» Entries with chart source code
::::

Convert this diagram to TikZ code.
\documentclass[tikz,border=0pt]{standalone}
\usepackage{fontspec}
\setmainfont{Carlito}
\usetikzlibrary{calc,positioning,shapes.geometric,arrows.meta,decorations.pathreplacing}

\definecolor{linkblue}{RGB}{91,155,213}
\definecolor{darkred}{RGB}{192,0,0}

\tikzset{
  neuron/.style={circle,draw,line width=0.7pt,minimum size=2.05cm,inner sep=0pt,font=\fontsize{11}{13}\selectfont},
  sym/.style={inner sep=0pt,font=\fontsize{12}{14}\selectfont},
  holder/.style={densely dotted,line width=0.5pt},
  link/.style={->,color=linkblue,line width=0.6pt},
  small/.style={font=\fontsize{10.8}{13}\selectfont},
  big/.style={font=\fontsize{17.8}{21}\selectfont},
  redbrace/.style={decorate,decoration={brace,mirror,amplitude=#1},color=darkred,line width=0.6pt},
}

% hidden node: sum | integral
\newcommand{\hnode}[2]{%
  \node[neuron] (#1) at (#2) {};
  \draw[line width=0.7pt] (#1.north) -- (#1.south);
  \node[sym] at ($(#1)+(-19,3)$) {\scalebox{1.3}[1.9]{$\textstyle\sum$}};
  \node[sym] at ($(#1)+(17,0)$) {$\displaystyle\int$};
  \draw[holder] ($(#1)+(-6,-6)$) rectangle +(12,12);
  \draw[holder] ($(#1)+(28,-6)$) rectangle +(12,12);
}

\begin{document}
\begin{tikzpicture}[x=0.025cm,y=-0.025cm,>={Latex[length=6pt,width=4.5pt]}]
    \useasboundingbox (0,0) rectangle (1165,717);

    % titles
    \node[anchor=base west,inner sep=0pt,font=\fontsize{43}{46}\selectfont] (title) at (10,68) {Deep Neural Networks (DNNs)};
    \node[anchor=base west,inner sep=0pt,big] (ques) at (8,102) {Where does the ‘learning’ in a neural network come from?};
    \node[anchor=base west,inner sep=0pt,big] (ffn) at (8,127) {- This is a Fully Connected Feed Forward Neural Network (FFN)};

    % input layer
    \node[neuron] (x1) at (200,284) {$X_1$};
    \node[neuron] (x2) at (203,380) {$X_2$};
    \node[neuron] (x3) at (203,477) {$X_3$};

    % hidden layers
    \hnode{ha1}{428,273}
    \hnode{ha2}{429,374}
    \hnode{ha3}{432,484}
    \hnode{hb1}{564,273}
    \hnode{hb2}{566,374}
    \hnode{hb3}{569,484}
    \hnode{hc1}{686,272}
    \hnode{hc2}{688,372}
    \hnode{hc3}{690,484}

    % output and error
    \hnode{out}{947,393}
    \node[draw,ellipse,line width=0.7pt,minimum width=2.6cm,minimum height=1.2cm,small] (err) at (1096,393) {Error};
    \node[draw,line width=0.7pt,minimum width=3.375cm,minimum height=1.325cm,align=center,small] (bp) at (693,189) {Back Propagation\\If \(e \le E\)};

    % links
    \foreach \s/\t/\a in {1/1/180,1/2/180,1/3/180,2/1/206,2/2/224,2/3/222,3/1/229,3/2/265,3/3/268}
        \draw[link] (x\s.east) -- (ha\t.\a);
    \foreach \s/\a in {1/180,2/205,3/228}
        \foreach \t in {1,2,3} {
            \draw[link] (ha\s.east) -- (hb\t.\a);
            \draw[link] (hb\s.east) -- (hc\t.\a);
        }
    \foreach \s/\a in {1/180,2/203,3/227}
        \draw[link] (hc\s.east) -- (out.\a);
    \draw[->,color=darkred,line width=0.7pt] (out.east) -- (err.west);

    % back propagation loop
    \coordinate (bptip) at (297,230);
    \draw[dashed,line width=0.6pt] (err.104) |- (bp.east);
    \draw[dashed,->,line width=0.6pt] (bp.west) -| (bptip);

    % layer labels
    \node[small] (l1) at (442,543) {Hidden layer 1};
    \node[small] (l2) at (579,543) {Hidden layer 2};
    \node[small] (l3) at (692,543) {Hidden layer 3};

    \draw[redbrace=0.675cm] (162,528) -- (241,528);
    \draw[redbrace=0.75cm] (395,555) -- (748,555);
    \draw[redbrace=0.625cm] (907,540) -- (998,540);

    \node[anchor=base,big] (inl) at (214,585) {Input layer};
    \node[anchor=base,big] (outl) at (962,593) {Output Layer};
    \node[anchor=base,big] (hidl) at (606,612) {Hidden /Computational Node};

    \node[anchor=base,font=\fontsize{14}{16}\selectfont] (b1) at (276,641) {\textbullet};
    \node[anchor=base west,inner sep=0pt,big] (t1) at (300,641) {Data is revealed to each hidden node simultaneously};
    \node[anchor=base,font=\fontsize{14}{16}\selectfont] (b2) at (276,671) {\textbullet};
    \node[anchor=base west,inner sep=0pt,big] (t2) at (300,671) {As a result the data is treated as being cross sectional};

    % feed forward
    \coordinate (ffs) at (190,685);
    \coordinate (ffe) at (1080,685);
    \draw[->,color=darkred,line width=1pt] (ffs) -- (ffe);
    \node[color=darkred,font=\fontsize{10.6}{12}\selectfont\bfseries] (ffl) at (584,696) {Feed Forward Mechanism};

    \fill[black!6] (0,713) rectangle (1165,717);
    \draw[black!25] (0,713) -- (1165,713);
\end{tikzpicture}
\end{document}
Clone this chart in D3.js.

::::

» Goal of the exercise
Return every entry verbatim.

» Correct result
Convert this diagram to TikZ code.
\documentclass[tikz,border=0pt]{standalone}
\usepackage{fontspec}
\setmainfont{Carlito}
\usetikzlibrary{calc,positioning,shapes.geometric,arrows.meta,decorations.pathreplacing}

\definecolor{linkblue}{RGB}{91,155,213}
\definecolor{darkred}{RGB}{192,0,0}

\tikzset{
  neuron/.style={circle,draw,line width=0.7pt,minimum size=2.05cm,inner sep=0pt,font=\fontsize{11}{13}\selectfont},
  sym/.style={inner sep=0pt,font=\fontsize{12}{14}\selectfont},
  holder/.style={densely dotted,line width=0.5pt},
  link/.style={->,color=linkblue,line width=0.6pt},
  small/.style={font=\fontsize{10.8}{13}\selectfont},
  big/.style={font=\fontsize{17.8}{21}\selectfont},
  redbrace/.style={decorate,decoration={brace,mirror,amplitude=#1},color=darkred,line width=0.6pt},
}

% hidden node: sum | integral
\newcommand{\hnode}[2]{%
  \node[neuron] (#1) at (#2) {};
  \draw[line width=0.7pt] (#1.north) -- (#1.south);
  \node[sym] at ($(#1)+(-19,3)$) {\scalebox{1.3}[1.9]{$\textstyle\sum$}};
  \node[sym] at ($(#1)+(17,0)$) {$\displaystyle\int$};
  \draw[holder] ($(#1)+(-6,-6)$) rectangle +(12,12);
  \draw[holder] ($(#1)+(28,-6)$) rectangle +(12,12);
}

\begin{document}
\begin{tikzpicture}[x=0.025cm,y=-0.025cm,>={Latex[length=6pt,width=4.5pt]}]
    \useasboundingbox (0,0) rectangle (1165,717);

    % titles
    \node[anchor=base west,inner sep=0pt,font=\fontsize{43}{46}\selectfont] (title) at (10,68) {Deep Neural Networks (DNNs)};
    \node[anchor=base west,inner sep=0pt,big] (ques) at (8,102) {Where does the ‘learning’ in a neural network come from?};
    \node[anchor=base west,inner sep=0pt,big] (ffn) at (8,127) {- This is a Fully Connected Feed Forward Neural Network (FFN)};

    % input layer
    \node[neuron] (x1) at (200,284) {$X_1$};
    \node[neuron] (x2) at (203,380) {$X_2$};
    \node[neuron] (x3) at (203,477) {$X_3$};

    % hidden layers
    \hnode{ha1}{428,273}
    \hnode{ha2}{429,374}
    \hnode{ha3}{432,484}
    \hnode{hb1}{564,273}
    \hnode{hb2}{566,374}
    \hnode{hb3}{569,484}
    \hnode{hc1}{686,272}
    \hnode{hc2}{688,372}
    \hnode{hc3}{690,484}

    % output and error
    \hnode{out}{947,393}
    \node[draw,ellipse,line width=0.7pt,minimum width=2.6cm,minimum height=1.2cm,small] (err) at (1096,393) {Error};
    \node[draw,line width=0.7pt,minimum width=3.375cm,minimum height=1.325cm,align=center,small] (bp) at (693,189) {Back Propagation\\If \(e \le E\)};

    % links
    \foreach \s/\t/\a in {1/1/180,1/2/180,1/3/180,2/1/206,2/2/224,2/3/222,3/1/229,3/2/265,3/3/268}
        \draw[link] (x\s.east) -- (ha\t.\a);
    \foreach \s/\a in {1/180,2/205,3/228}
        \foreach \t in {1,2,3} {
            \draw[link] (ha\s.east) -- (hb\t.\a);
            \draw[link] (hb\s.east) -- (hc\t.\a);
        }
    \foreach \s/\a in {1/180,2/203,3/227}
        \draw[link] (hc\s.east) -- (out.\a);
    \draw[->,color=darkred,line width=0.7pt] (out.east) -- (err.west);

    % back propagation loop
    \coordinate (bptip) at (297,230);
    \draw[dashed,line width=0.6pt] (err.104) |- (bp.east);
    \draw[dashed,->,line width=0.6pt] (bp.west) -| (bptip);

    % layer labels
    \node[small] (l1) at (442,543) {Hidden layer 1};
    \node[small] (l2) at (579,543) {Hidden layer 2};
    \node[small] (l3) at (692,543) {Hidden layer 3};

    \draw[redbrace=0.675cm] (162,528) -- (241,528);
    \draw[redbrace=0.75cm] (395,555) -- (748,555);
    \draw[redbrace=0.625cm] (907,540) -- (998,540);

    \node[anchor=base,big] (inl) at (214,585) {Input layer};
    \node[anchor=base,big] (outl) at (962,593) {Output Layer};
    \node[anchor=base,big] (hidl) at (606,612) {Hidden /Computational Node};

    \node[anchor=base,font=\fontsize{14}{16}\selectfont] (b1) at (276,641) {\textbullet};
    \node[anchor=base west,inner sep=0pt,big] (t1) at (300,641) {Data is revealed to each hidden node simultaneously};
    \node[anchor=base,font=\fontsize{14}{16}\selectfont] (b2) at (276,671) {\textbullet};
    \node[anchor=base west,inner sep=0pt,big] (t2) at (300,671) {As a result the data is treated as being cross sectional};

    % feed forward
    \coordinate (ffs) at (190,685);
    \coordinate (ffe) at (1080,685);
    \draw[->,color=darkred,line width=1pt] (ffs) -- (ffe);
    \node[color=darkred,font=\fontsize{10.6}{12}\selectfont\bfseries] (ffl) at (584,696) {Feed Forward Mechanism};

    \fill[black!6] (0,713) rectangle (1165,717);
    \draw[black!25] (0,713) -- (1165,713);
\end{tikzpicture}
\end{document}
Clone this chart in D3.js.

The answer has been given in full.